- What to produce -
Copy the records below exactly, omitting any pictures they contain.
»»
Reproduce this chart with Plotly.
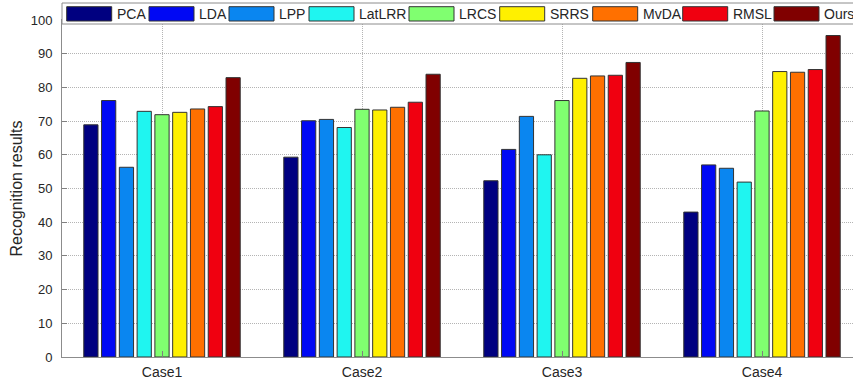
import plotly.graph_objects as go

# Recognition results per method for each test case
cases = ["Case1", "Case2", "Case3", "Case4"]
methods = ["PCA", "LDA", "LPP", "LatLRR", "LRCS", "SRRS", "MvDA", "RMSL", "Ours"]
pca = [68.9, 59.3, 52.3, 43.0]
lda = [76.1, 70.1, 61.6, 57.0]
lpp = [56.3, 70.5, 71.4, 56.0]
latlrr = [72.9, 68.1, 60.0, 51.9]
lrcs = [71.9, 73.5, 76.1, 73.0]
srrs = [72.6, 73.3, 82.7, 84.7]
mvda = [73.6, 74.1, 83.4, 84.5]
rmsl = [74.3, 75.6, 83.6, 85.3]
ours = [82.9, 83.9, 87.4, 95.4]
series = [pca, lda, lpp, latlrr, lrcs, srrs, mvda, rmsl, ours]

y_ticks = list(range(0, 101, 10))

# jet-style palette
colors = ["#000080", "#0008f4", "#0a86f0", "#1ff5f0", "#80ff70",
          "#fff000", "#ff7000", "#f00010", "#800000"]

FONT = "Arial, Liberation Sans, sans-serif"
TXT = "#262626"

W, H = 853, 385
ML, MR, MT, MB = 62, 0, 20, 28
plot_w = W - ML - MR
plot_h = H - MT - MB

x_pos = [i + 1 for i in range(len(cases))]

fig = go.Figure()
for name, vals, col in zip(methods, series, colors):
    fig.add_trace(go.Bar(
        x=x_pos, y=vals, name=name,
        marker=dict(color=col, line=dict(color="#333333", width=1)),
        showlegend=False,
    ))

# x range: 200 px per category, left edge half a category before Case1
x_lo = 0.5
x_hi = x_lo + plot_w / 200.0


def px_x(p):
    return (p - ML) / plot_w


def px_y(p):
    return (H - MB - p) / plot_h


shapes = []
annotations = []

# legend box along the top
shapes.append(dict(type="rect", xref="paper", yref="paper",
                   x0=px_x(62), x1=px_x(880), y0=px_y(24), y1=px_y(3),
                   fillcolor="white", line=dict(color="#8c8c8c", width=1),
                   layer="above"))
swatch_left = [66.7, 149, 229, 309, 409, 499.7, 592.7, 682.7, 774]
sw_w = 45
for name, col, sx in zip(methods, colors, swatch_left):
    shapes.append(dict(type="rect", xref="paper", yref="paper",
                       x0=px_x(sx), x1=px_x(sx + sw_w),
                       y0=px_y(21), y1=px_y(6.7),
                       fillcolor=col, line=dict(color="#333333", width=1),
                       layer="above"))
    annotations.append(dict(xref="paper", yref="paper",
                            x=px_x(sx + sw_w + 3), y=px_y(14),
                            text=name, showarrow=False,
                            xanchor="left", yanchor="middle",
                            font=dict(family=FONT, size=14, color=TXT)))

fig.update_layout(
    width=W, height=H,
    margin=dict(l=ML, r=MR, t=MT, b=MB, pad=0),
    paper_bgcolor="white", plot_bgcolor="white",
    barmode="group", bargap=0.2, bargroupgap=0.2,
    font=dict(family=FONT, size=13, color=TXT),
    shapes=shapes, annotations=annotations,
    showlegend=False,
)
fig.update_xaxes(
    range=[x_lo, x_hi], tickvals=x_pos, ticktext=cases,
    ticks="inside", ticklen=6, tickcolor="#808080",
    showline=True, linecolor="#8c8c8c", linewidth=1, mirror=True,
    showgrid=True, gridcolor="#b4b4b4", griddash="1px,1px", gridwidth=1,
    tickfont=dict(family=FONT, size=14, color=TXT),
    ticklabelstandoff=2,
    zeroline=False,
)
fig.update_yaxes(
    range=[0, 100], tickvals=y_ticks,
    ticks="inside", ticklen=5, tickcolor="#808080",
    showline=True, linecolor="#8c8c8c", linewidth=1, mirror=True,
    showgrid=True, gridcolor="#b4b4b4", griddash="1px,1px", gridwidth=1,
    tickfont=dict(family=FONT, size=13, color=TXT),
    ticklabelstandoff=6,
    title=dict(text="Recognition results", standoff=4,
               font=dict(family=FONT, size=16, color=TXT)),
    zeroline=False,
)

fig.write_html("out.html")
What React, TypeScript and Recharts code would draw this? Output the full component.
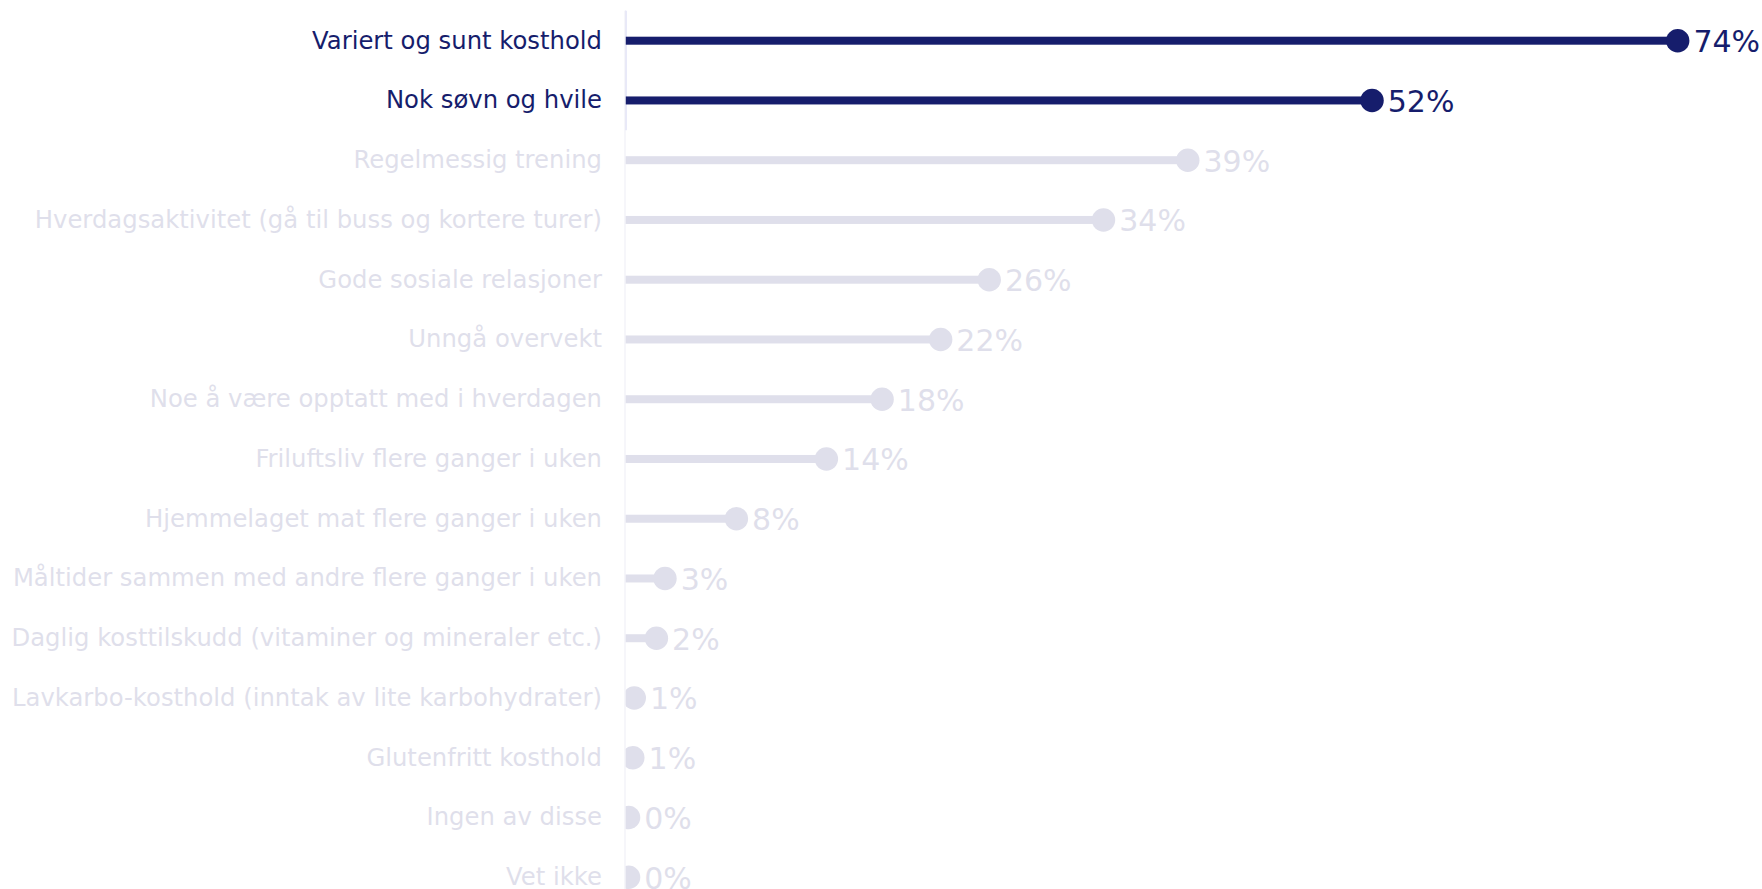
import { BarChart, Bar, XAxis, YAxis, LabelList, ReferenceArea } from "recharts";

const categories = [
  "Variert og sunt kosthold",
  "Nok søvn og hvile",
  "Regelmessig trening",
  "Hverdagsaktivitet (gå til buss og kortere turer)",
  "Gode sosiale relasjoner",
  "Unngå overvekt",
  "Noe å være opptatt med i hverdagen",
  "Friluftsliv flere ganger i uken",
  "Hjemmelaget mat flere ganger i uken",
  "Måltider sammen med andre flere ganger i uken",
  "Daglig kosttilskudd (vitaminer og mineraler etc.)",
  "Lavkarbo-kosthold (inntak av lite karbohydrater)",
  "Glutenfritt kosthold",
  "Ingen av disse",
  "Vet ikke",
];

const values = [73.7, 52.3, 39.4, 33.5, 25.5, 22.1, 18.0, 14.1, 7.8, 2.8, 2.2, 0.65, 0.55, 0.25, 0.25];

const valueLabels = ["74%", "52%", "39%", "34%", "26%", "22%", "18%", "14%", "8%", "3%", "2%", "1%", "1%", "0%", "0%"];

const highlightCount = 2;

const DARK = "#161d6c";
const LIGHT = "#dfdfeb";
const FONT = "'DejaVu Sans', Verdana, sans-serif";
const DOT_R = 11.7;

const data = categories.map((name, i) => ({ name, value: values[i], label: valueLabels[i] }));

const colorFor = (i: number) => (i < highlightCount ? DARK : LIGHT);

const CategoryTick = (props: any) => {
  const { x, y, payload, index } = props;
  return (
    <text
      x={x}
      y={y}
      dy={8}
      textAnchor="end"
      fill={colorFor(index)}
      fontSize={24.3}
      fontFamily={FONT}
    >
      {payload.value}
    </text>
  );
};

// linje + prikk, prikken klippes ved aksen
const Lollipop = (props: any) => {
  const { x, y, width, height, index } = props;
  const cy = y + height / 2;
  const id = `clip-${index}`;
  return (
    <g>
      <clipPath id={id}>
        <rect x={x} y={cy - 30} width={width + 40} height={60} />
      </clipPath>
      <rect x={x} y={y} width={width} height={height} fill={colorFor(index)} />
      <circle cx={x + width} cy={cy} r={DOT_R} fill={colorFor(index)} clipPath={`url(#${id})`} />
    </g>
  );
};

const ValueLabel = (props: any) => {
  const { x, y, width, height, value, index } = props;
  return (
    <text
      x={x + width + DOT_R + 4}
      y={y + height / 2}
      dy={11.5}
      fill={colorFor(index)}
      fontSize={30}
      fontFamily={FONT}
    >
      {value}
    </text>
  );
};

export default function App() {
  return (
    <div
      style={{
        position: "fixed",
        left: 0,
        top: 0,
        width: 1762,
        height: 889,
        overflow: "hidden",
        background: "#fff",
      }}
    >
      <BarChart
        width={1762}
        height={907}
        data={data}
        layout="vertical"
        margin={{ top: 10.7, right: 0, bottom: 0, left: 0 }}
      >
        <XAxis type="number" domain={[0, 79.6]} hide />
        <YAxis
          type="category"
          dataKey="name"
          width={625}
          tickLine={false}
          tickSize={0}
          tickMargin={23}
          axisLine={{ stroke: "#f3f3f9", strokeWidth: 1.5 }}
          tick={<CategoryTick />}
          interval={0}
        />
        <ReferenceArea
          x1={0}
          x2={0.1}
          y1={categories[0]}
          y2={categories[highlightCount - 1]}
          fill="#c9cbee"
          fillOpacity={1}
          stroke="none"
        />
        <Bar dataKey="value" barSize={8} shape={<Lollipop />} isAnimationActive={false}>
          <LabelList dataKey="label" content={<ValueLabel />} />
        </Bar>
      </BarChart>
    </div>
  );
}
««
- Output below -
Reproduce this chart with Plotly.
import plotly.graph_objects as go

# Recognition results per method for each test case
cases = ["Case1", "Case2", "Case3", "Case4"]
methods = ["PCA", "LDA", "LPP", "LatLRR", "LRCS", "SRRS", "MvDA", "RMSL", "Ours"]
pca = [68.9, 59.3, 52.3, 43.0]
lda = [76.1, 70.1, 61.6, 57.0]
lpp = [56.3, 70.5, 71.4, 56.0]
latlrr = [72.9, 68.1, 60.0, 51.9]
lrcs = [71.9, 73.5, 76.1, 73.0]
srrs = [72.6, 73.3, 82.7, 84.7]
mvda = [73.6, 74.1, 83.4, 84.5]
rmsl = [74.3, 75.6, 83.6, 85.3]
ours = [82.9, 83.9, 87.4, 95.4]
series = [pca, lda, lpp, latlrr, lrcs, srrs, mvda, rmsl, ours]

y_ticks = list(range(0, 101, 10))

# jet-style palette
colors = ["#000080", "#0008f4", "#0a86f0", "#1ff5f0", "#80ff70",
          "#fff000", "#ff7000", "#f00010", "#800000"]

FONT = "Arial, Liberation Sans, sans-serif"
TXT = "#262626"

W, H = 853, 385
ML, MR, MT, MB = 62, 0, 20, 28
plot_w = W - ML - MR
plot_h = H - MT - MB

x_pos = [i + 1 for i in range(len(cases))]

fig = go.Figure()
for name, vals, col in zip(methods, series, colors):
    fig.add_trace(go.Bar(
        x=x_pos, y=vals, name=name,
        marker=dict(color=col, line=dict(color="#333333", width=1)),
        showlegend=False,
    ))

# x range: 200 px per category, left edge half a category before Case1
x_lo = 0.5
x_hi = x_lo + plot_w / 200.0


def px_x(p):
    return (p - ML) / plot_w


def px_y(p):
    return (H - MB - p) / plot_h


shapes = []
annotations = []

# legend box along the top
shapes.append(dict(type="rect", xref="paper", yref="paper",
                   x0=px_x(62), x1=px_x(880), y0=px_y(24), y1=px_y(3),
                   fillcolor="white", line=dict(color="#8c8c8c", width=1),
                   layer="above"))
swatch_left = [66.7, 149, 229, 309, 409, 499.7, 592.7, 682.7, 774]
sw_w = 45
for name, col, sx in zip(methods, colors, swatch_left):
    shapes.append(dict(type="rect", xref="paper", yref="paper",
                       x0=px_x(sx), x1=px_x(sx + sw_w),
                       y0=px_y(21), y1=px_y(6.7),
                       fillcolor=col, line=dict(color="#333333", width=1),
                       layer="above"))
    annotations.append(dict(xref="paper", yref="paper",
                            x=px_x(sx + sw_w + 3), y=px_y(14),
                            text=name, showarrow=False,
                            xanchor="left", yanchor="middle",
                            font=dict(family=FONT, size=14, color=TXT)))

fig.update_layout(
    width=W, height=H,
    margin=dict(l=ML, r=MR, t=MT, b=MB, pad=0),
    paper_bgcolor="white", plot_bgcolor="white",
    barmode="group", bargap=0.2, bargroupgap=0.2,
    font=dict(family=FONT, size=13, color=TXT),
    shapes=shapes, annotations=annotations,
    showlegend=False,
)
fig.update_xaxes(
    range=[x_lo, x_hi], tickvals=x_pos, ticktext=cases,
    ticks="inside", ticklen=6, tickcolor="#808080",
    showline=True, linecolor="#8c8c8c", linewidth=1, mirror=True,
    showgrid=True, gridcolor="#b4b4b4", griddash="1px,1px", gridwidth=1,
    tickfont=dict(family=FONT, size=14, color=TXT),
    ticklabelstandoff=2,
    zeroline=False,
)
fig.update_yaxes(
    range=[0, 100], tickvals=y_ticks,
    ticks="inside", ticklen=5, tickcolor="#808080",
    showline=True, linecolor="#8c8c8c", linewidth=1, mirror=True,
    showgrid=True, gridcolor="#b4b4b4", griddash="1px,1px", gridwidth=1,
    tickfont=dict(family=FONT, size=13, color=TXT),
    ticklabelstandoff=6,
    title=dict(text="Recognition results", standoff=4,
               font=dict(family=FONT, size=16, color=TXT)),
    zeroline=False,
)

fig.write_html("out.html")
What React, TypeScript and Recharts code would draw this? Output the full component.
import { BarChart, Bar, XAxis, YAxis, LabelList, ReferenceArea } from "recharts";

const categories = [
  "Variert og sunt kosthold",
  "Nok søvn og hvile",
  "Regelmessig trening",
  "Hverdagsaktivitet (gå til buss og kortere turer)",
  "Gode sosiale relasjoner",
  "Unngå overvekt",
  "Noe å være opptatt med i hverdagen",
  "Friluftsliv flere ganger i uken",
  "Hjemmelaget mat flere ganger i uken",
  "Måltider sammen med andre flere ganger i uken",
  "Daglig kosttilskudd (vitaminer og mineraler etc.)",
  "Lavkarbo-kosthold (inntak av lite karbohydrater)",
  "Glutenfritt kosthold",
  "Ingen av disse",
  "Vet ikke",
];

const values = [73.7, 52.3, 39.4, 33.5, 25.5, 22.1, 18.0, 14.1, 7.8, 2.8, 2.2, 0.65, 0.55, 0.25, 0.25];

const valueLabels = ["74%", "52%", "39%", "34%", "26%", "22%", "18%", "14%", "8%", "3%", "2%", "1%", "1%", "0%", "0%"];

const highlightCount = 2;

const DARK = "#161d6c";
const LIGHT = "#dfdfeb";
const FONT = "'DejaVu Sans', Verdana, sans-serif";
const DOT_R = 11.7;

const data = categories.map((name, i) => ({ name, value: values[i], label: valueLabels[i] }));

const colorFor = (i: number) => (i < highlightCount ? DARK : LIGHT);

const CategoryTick = (props: any) => {
  const { x, y, payload, index } = props;
  return (
    <text
      x={x}
      y={y}
      dy={8}
      textAnchor="end"
      fill={colorFor(index)}
      fontSize={24.3}
      fontFamily={FONT}
    >
      {payload.value}
    </text>
  );
};

// linje + prikk, prikken klippes ved aksen
const Lollipop = (props: any) => {
  const { x, y, width, height, index } = props;
  const cy = y + height / 2;
  const id = `clip-${index}`;
  return (
    <g>
      <clipPath id={id}>
        <rect x={x} y={cy - 30} width={width + 40} height={60} />
      </clipPath>
      <rect x={x} y={y} width={width} height={height} fill={colorFor(index)} />
      <circle cx={x + width} cy={cy} r={DOT_R} fill={colorFor(index)} clipPath={`url(#${id})`} />
    </g>
  );
};

const ValueLabel = (props: any) => {
  const { x, y, width, height, value, index } = props;
  return (
    <text
      x={x + width + DOT_R + 4}
      y={y + height / 2}
      dy={11.5}
      fill={colorFor(index)}
      fontSize={30}
      fontFamily={FONT}
    >
      {value}
    </text>
  );
};

export default function App() {
  return (
    <div
      style={{
        position: "fixed",
        left: 0,
        top: 0,
        width: 1762,
        height: 889,
        overflow: "hidden",
        background: "#fff",
      }}
    >
      <BarChart
        width={1762}
        height={907}
        data={data}
        layout="vertical"
        margin={{ top: 10.7, right: 0, bottom: 0, left: 0 }}
      >
        <XAxis type="number" domain={[0, 79.6]} hide />
        <YAxis
          type="category"
          dataKey="name"
          width={625}
          tickLine={false}
          tickSize={0}
          tickMargin={23}
          axisLine={{ stroke: "#f3f3f9", strokeWidth: 1.5 }}
          tick={<CategoryTick />}
          interval={0}
        />
        <ReferenceArea
          x1={0}
          x2={0.1}
          y1={categories[0]}
          y2={categories[highlightCount - 1]}
          fill="#c9cbee"
          fillOpacity={1}
          stroke="none"
        />
        <Bar dataKey="value" barSize={8} shape={<Lollipop />} isAnimationActive={false}>
          <LabelList dataKey="label" content={<ValueLabel />} />
        </Bar>
      </BarChart>
    </div>
  );
}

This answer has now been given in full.